Desde el 6 de enero ocupa la sede de Notre Dame, en París, el arzobispo Michel Aupetit, formado en la escuela del cardenal Lustiger. Aupetit llegó al sacerdocio años después de haberse doctorado en Medicina y diplomado en Bioética, y tras haber ejercido en dos hospitales parisinos. Parece que ha heredado de su maestro la desenvoltura para intervenir en los medios, y lo ha hecho sin medias tintas para manifestar su preocupación tras el dictamen del Comité Nacional de Ética (CCNE) respaldando la Procreación Médicamente Asistida. En una entrevista concedida a la revista Famille Chretienne, monseñor Aupetit afirma que «una larva de escarabajo dorado está más protegida hoy que un embrión humano» y denuncia que «el Derecho se pone al servicio de la voluntad del más fuerte», al tiempo que advierte que «de esta manera estamos creando sufrimientos futuros».

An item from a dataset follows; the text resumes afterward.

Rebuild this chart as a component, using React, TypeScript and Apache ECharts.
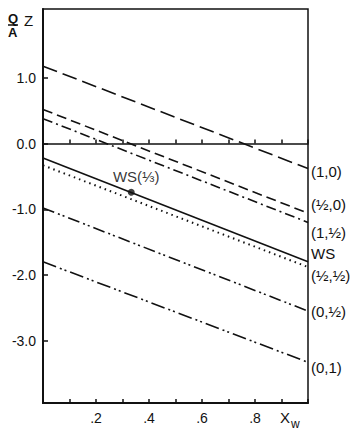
import React, { useEffect, useRef } from "react";
import * as echarts from "echarts";

// x positions of the line ends (mole fraction of water)
const xEnds = [0, 1];
const seriesNames = ["(1,0)", "(½,0)", "(1,½)", "WS", "(½,½)", "(0,½)", "(0,1)"];
const startValues = [1.18, 0.52, 0.38, -0.22, -0.33, -0.98, -1.8];
const endValues = [-0.38, -1.06, -1.2, -1.8, -1.88, -2.55, -3.33];
const dashPatterns: (string | number[])[] = [
  [15, 6],
  [10, 5],
  [10, 4, 2, 4],
  "solid",
  [1.5, 4],
  [12, 4, 2, 3, 2, 4],
  [14, 4, 2, 3, 2, 4],
];
const pointX = [0.333];
const pointY = [-0.74];
const pointLabel = "WS(⅓)";
const yTicks = [-3, -2, -1, 0, 1];
const xLabelTicks = [0.2, 0.4, 0.6, 0.8];
// label y-pixel anchors for the right-side series names
const rightLabelY = [172, 205, 233, 254, 276, 312, 368];

const FONT = "Liberation Sans";

export default function App() {
  const ref = useRef<HTMLDivElement>(null);
  useEffect(() => {
    document.body.style.margin = "0";
    const chart = echarts.init(ref.current!, null, { renderer: "svg" });
    const black = "#111";
    const lineSeries = seriesNames.map((name, i) => ({
      name,
      type: "line",
      xAxisIndex: 0,
      data: [
        [xEnds[0], startValues[i]],
        [xEnds[1], endValues[i]],
      ],
      symbol: "none",
      lineStyle: { color: black, width: i === 4 ? 2 : 1.6, type: dashPatterns[i] as any, cap: "butt" },
      silent: true,
    }));
    const option: any = {
      animation: false,
      backgroundColor: "#fff",
      grid: {
        left: 43,
        right: 51,
        top: 9,
        bottom: 27,
        show: true,
        borderColor: black,
        borderWidth: 1.5,
        backgroundColor: "transparent",
      },
      xAxis: [
        {
          type: "value",
          min: 0,
          max: 1,
          interval: 0.1,
          position: "bottom",
          axisLine: { onZero: false, lineStyle: { color: black, width: 2 } },
          axisTick: { inside: true, length: 4, lineStyle: { color: black, width: 1.5 } },
          splitLine: { show: false },
          axisLabel: {
            margin: 8,
            color: black,
            fontFamily: FONT,
            fontSize: 14,
            formatter: (v: number) => {
              const r = Math.round(v * 10) / 10;
              return xLabelTicks.some((t) => Math.abs(t - r) < 1e-6) ? "." + Math.round(r * 10) : "";
            },
          },
        },
        {
          type: "value",
          min: 0,
          max: 1,
          interval: 0.1,
          position: "bottom",
          axisLine: { onZero: true, lineStyle: { color: black, width: 1.6 } },
          axisTick: { inside: true, length: 4, lineStyle: { color: black, width: 1.5 } },
          splitLine: { show: false },
          axisLabel: { show: false },
        },
      ],
      yAxis: {
        type: "value",
        min: -3.95,
        max: 2.05,
        axisLine: { lineStyle: { color: black, width: 2 } },
        axisTick: {
          inside: true,
          length: 5,
          customValues: yTicks,
          lineStyle: { color: black, width: 1.5 },
        },
        splitLine: { show: false },
        axisLabel: {
          customValues: yTicks,
          margin: 7,
          color: black,
          fontFamily: FONT,
          fontSize: 14,
          formatter: (v: number) => v.toFixed(1),
        },
      },
      series: [
        ...lineSeries,
        {
          type: "scatter",
          xAxisIndex: 0,
          data: pointX.map((x, i) => [x, pointY[i]]),
          symbol: "circle",
          symbolSize: 7,
          itemStyle: { color: black },
          label: {
            show: true,
            formatter: pointLabel,
            position: "top",
            distance: 5,
            offset: [5, 0],
            color: "#000",
            textBorderWidth: 0,
            fontFamily: FONT,
            fontSize: 15,
          },
          silent: true,
        },
      ],
      graphic: [
        ...seriesNames.map((name, i) => ({
          type: "text",
          left: 311,
          top: rightLabelY[i] - 8,
          style: { text: name, fill: black, font: `15px "${FONT}"` },
          silent: true,
        })),
        { type: "text", left: 8, top: 12, style: { text: "Q", fill: black, font: `bold 13px "${FONT}"` } },
        { type: "line", shape: { x1: 8, y1: 25, x2: 18, y2: 25 }, style: { stroke: black, lineWidth: 1.5 } },
        { type: "text", left: 8, top: 26, style: { text: "A", fill: black, font: `bold 13px "${FONT}"` } },
        { type: "text", left: 24, top: 13, style: { text: "Z", fill: black, font: `15px "${FONT}"` } },
        { type: "text", left: 280, top: 410, style: { text: "X", fill: black, font: `15px "${FONT}"` } },
        { type: "text", left: 291, top: 418, style: { text: "w", fill: black, font: `12px "${FONT}"` } },
      ],
    };
    chart.setOption(option);
    return () => chart.dispose();
  }, []);
  return <div ref={ref} style={{ width: 359, height: 430 }} />;
}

Lo que más me ha llamado la atención es que Aupetit reconoce que es muy posible que la palabra de los obispos no sea entendida por muchos, más aún, que ni siquiera sea escuchada. Pero ante la pregunta del entrevistador explica que, a pesar de ello, considera necesario que los obispos sigan hablando, eso sí, «sin hacernos ilusiones». En todo caso se plantea un interesante debate. Ya que en ciertos sectores de las sociedades europeas existe una profunda cerrazón frente a la palabra de la Iglesia, incluso una dificultad objetiva para acoger su racionalidad, ¿debería reducirse sustancialmente la palabra pública de los obispos y centrar toda la energía de la Iglesia en el testimonio de la caridad? Según el arzobispo de París «nuestras palabras son como el grano de trigo que cae en la tierra: aunque hoy no se escuchen, sí pueden dar fruto en el futuro, con la gracia de Dios». Creo que esta afirmación no es un brindis al sol, sino que muestra el realismo de la fe y una sana perspectiva histórica. Es cierto que esta apuesta exige de la Iglesia atención a las preguntas y dificultades del momento, así como inteligencia y creatividad para encontrar el discurso más adecuado. Y desde luego, siempre se necesitará que esas palabras se correspondan con un testimonio encarnado del valor que describen, un testimonio cristiano que la gente pueda encontrar libremente en las calles y plazas de la ciudad común.
No sé si a Macron le habrá gustado la crítica severa de Aupetit al pronunciamiento del CCNE, pero el mismo presidente reclamó a los católicos una mayor intervención en el debate público. También Pablo tuvo dificultades para hacerse entender en Atenas, pero su siembra mereció la pena.